Все изменилось в 1868 г., когда норвежский инженер Свен Фойн придумал гарпунную пушку. Разрывная граната на конце гарпуна – вот она-то действительно убивала кита, а саму пушку теперь можно было ставить хоть на палубе больших паросиловых судов. Это была революция в китобойном промысле: гарпунная пушка Фойна сделала возможной охоту на более быстрых и более мощных китов, таких как рорквалы (от норвежского royrkvaL «бороздчатый кит», из-за рядов гребней, идущих по всей длине нижней части кита, подобно нитям автомобильной шины) – голубые (или синие) киты. Впоследствии Фойн предложил модернизированный вариант взрывающегося гарпуна, который накачивал туши китов-полосатиков воздухом, поскольку до этого они тонули сразу же после выстрела.

Синий кит (или блювал, большой полосатик) стал самым прибыльным из всех возможных уловов: 27-метровое животное давало 15 900 литров жира. К 1930-м гг. ежегодное число истребляемых синих китов достигло 30 000. И когда в 1966 г.

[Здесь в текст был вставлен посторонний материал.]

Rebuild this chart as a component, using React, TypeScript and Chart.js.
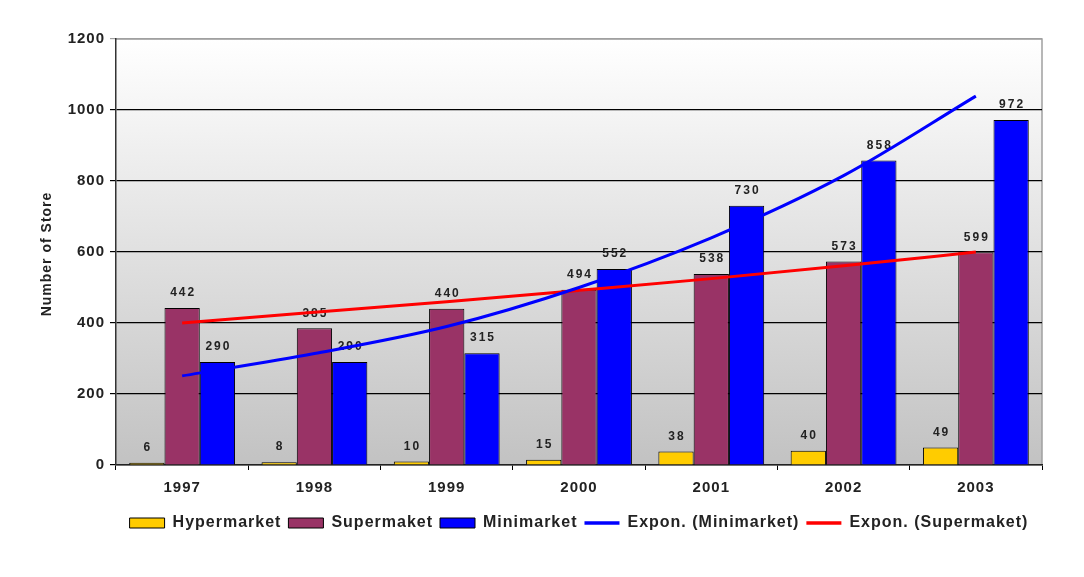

Международная китобойная комиссия объявила мораторий на охоту на синих китов, их популяция сократилась с 186 000 (1880 г.) до 5000 особей.

Кит Моби Дик из одноименного романа (1851) Германа Мелвилла имел реальный прототип – кашалота-альбиноса по кличке Мока Дик, которого часто видели неподалеку от чилийского острова Мока. Тело его было буквально истыкано дюжиной гарпунов – «сувениров» от сотни схваток с китобоями в 1830-1840-х гг.

В 2007 г. коренные жители Аляски убили на охоте гренландского кита и обнаружили в его ворвани застрявший наконечник и фрагменты гарпуна-гранаты, датированного 1880 г. Это означает, что эта особь прожила не менее 130 лет.